- Occupation: Fashion model

= Aleksandra Nikolić =

Serbian model

Aleksandra Nikolić (Александра Николић; born 1990) is a Serbian fashion model. She is known for appearing in a Pitbull music video and being profiled in a 2017 issue of GQ magazine.

== Career ==
Nikolić started out modeling in Serbia in 2010, appearing in TV commercials and a music video for local pop singer Arindy.
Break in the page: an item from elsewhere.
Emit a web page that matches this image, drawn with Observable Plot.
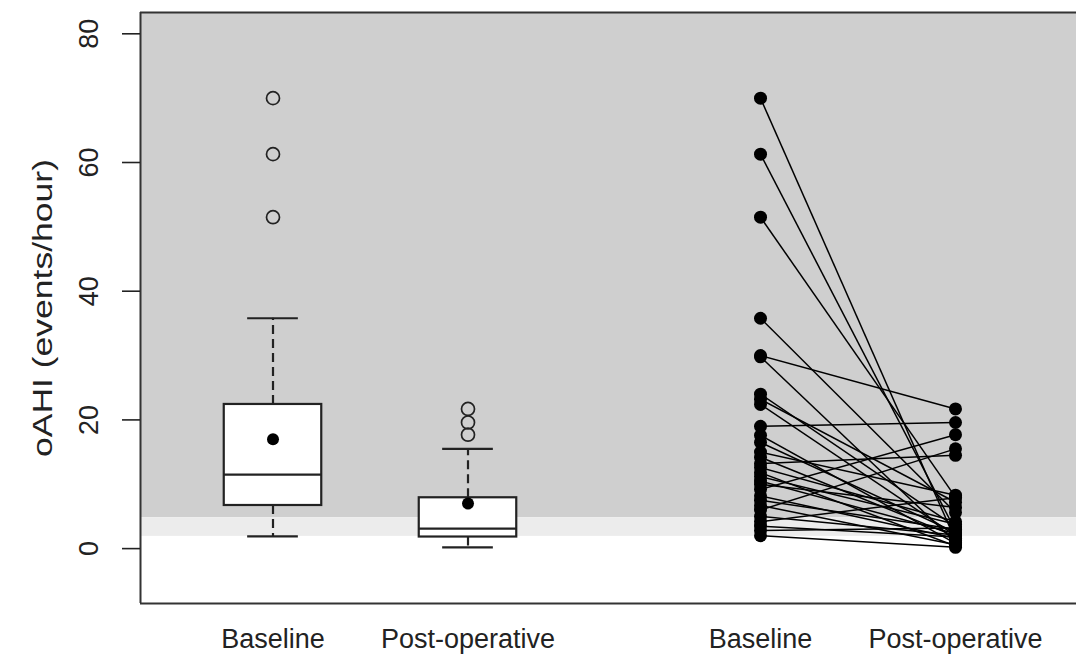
<!DOCTYPE html>
<html>
<head>
<meta charset="utf-8">
<script src="https://cdn.jsdelivr.net/npm/d3@7"></script>
<script src="https://cdn.jsdelivr.net/npm/@observablehq/plot@0.6"></script>
<style>
  html, body { margin: 0; padding: 0; background: #ffffff; overflow: hidden; }
  #chart svg { display: block; }
</style>
</head>
<body>
<div id="chart"></div>
<script>
// ---- Data ----
const groupLabels = ["Baseline", "Post-operative", "Baseline", "Post-operative"];
const groupPositions = [1, 2, 3.5, 4.5];

// Box plot summary (oAHI, events/hour)
const boxPositions = [1, 2];
const boxQ1 = [6.7, 1.8];
const boxMedian = [11.5, 3.1];
const boxQ3 = [22.4, 7.9];
const whiskerLow = [1.9, 0.2];
const whiskerHigh = [35.8, 15.5];
const boxMean = [17.0, 7.0];
const outliersBaseline = [70.0, 61.3, 51.5];
const outliersPostop = [21.7, 19.6, 17.7];

// Paired individual values
const baseline = [70.0, 61.3, 51.5, 35.8, 30.0, 29.8, 24.0, 23.2, 22.4, 19.0,
                  17.6, 16.5, 15.0, 14.2, 13.2, 12.6, 11.8, 11.2, 10.5, 10.0,
                  9.2, 8.2, 7.5, 6.7, 6.0, 5.0, 4.2, 3.5, 2.8, 2.0];
const postop   = [1.3, 2.8, 8.0, 5.6, 21.7, 1.0, 3.4, 7.2, 2.0, 19.6,
                  0.8, 2.5, 8.3, 1.9, 14.5, 4.2, 0.4, 3.8, 2.3, 6.4,
                  17.7, 1.6, 3.0, 0.6, 15.5, 2.1, 7.9, 1.8, 3.2, 0.2];

// Reference bands
const bandLight = [1.9, 4.8];
const yTicks = [0, 20, 40, 60, 80];
const yLabel = "oAHI (events/hour)";

// ---- Derived tables ----
const xDomain = [0.3205, 5.1205];
const yDomain = [-8.53, 83.31];
const boxes = boxPositions.map((p, i) => ({
  p, q1: boxQ1[i], med: boxMedian[i], q3: boxQ3[i],
  lo: whiskerLow[i], hi: whiskerHigh[i], mean: boxMean[i]
}));
const outliers = [
  ...outliersBaseline.map(v => ({p: boxPositions[0], v})),
  ...outliersPostop.map(v => ({p: boxPositions[1], v}))
];
const pairs = baseline.map((b, i) => ({b, a: postop[i]}));
const pairDots = [
  ...baseline.map(v => ({p: groupPositions[2], v})),
  ...postop.map(v => ({p: groupPositions[3], v}))
];
const labels = groupLabels.map((t, i) => ({t, p: groupPositions[i]}));

const ink = "#222";
const boxHalf = 0.25, capHalf = 0.13;

const chart = Plot.plot({
  width: 1076,
  height: 656,
  marginLeft: 140,
  marginRight: 0,
  marginTop: 12,
  marginBottom: 53,
  style: {fontFamily: "'Liberation Sans', Arial, Helvetica, sans-serif", background: "#ffffff"},
  x: {type: "linear", domain: xDomain, axis: null},
  y: {type: "linear", domain: yDomain, axis: null},
  marks: [
    // background bands
    Plot.rect([0], {x1: xDomain[0], x2: xDomain[1], y1: bandLight[1], y2: yDomain[1], fill: "#cfcfcf"}),
    Plot.rect([0], {x1: xDomain[0], x2: xDomain[1], y1: bandLight[0], y2: bandLight[1], fill: "#ececec"}),
    // whiskers
    Plot.ruleX(boxes, {x: "p", y1: "q3", y2: "hi", stroke: ink, strokeWidth: 2.2, strokeDasharray: "9,5"}),
    Plot.ruleX(boxes, {x: "p", y1: "q1", y2: "lo", stroke: ink, strokeWidth: 2.2, strokeDasharray: "9,5"}),
    Plot.ruleY(boxes, {y: "hi", x1: d => d.p - capHalf, x2: d => d.p + capHalf, stroke: ink, strokeWidth: 2.2}),
    Plot.ruleY(boxes, {y: "lo", x1: d => d.p - capHalf, x2: d => d.p + capHalf, stroke: ink, strokeWidth: 2.2}),
    // boxes
    Plot.rect(boxes, {x1: d => d.p - boxHalf, x2: d => d.p + boxHalf, y1: "q1", y2: "q3", fill: "#ffffff", stroke: ink, strokeWidth: 2.2}),
    Plot.ruleY(boxes, {y: "med", x1: d => d.p - boxHalf, x2: d => d.p + boxHalf, stroke: ink, strokeWidth: 2.2}),
    Plot.dot(boxes, {x: "p", y: "mean", r: 6, fill: "#000", stroke: "none"}),
    Plot.dot(outliers, {x: "p", y: "v", r: 6.5, fill: "none", stroke: ink, strokeWidth: 1.7}),
    // paired lines
    Plot.link(pairs, {x1: groupPositions[2], x2: groupPositions[3], y1: "b", y2: "a", stroke: "#000", strokeWidth: 1.5}),
    Plot.dot(pairDots, {x: "p", y: "v", r: 6.5, fill: "#000", stroke: "none"}),
    // frame (left, top, bottom)
    Plot.ruleX([xDomain[0]], {stroke: "#333", strokeWidth: 2}),
    Plot.ruleY([yDomain[0], yDomain[1]], {stroke: "#333", strokeWidth: 2}),
    // y axis ticks and labels
    Plot.axisY(yTicks, {anchor: "left", tickSize: 18, tickFormat: () => "", stroke: ink, strokeWidth: 1.6, label: null}),
    Plot.text(yTicks, {y: d => d, text: d => String(d), frameAnchor: "left", textAnchor: "middle", dx: -51, rotate: -90, fontSize: 27, fill: ink}),
    Plot.text([yLabel], {text: d => d, frameAnchor: "left", textAnchor: "middle", dx: -97, rotate: -90, fontSize: 27, fill: ink, className: "ylab"}),
    // x labels
    Plot.text(labels, {x: "p", text: "t", frameAnchor: "bottom", dy: 44, fontSize: 27, fill: ink})
  ]
});
document.getElementById("chart").append(chart);
// stretch the y title to the length it has in the reference
d3.select(chart).selectAll(".ylab text").attr("textLength", 298).attr("lengthAdjust", "spacingAndGlyphs");
</script>
</body>
</html>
She also modeled for various Serbian fashion magazines like "Harpers Bazaar", "Grazia", "Joy Serbia", and "Svet & Style". Additionally, she appeared on the cover of Spanish "Harpers Bazaar" and in the French magazines "Femme" and "Noon". She was also photographed in a spread for "The New Yorker" in 2014. She has been seen in ad campaigns for "Jacobs by Marc Jacobs" and Swedish brand "Chiquelle". In 2016, she did a runway show in Miami for the Serbian label "Hamel", designed by Melina Džinović. Nikolić also modeled in Japan for six months.

== Personal life ==
Nikolić was born and raised in Belgrade. She has lived in Miami since 2013, where she is represented by Elite Models. She also worked for a company in Germany which produces gardening tools.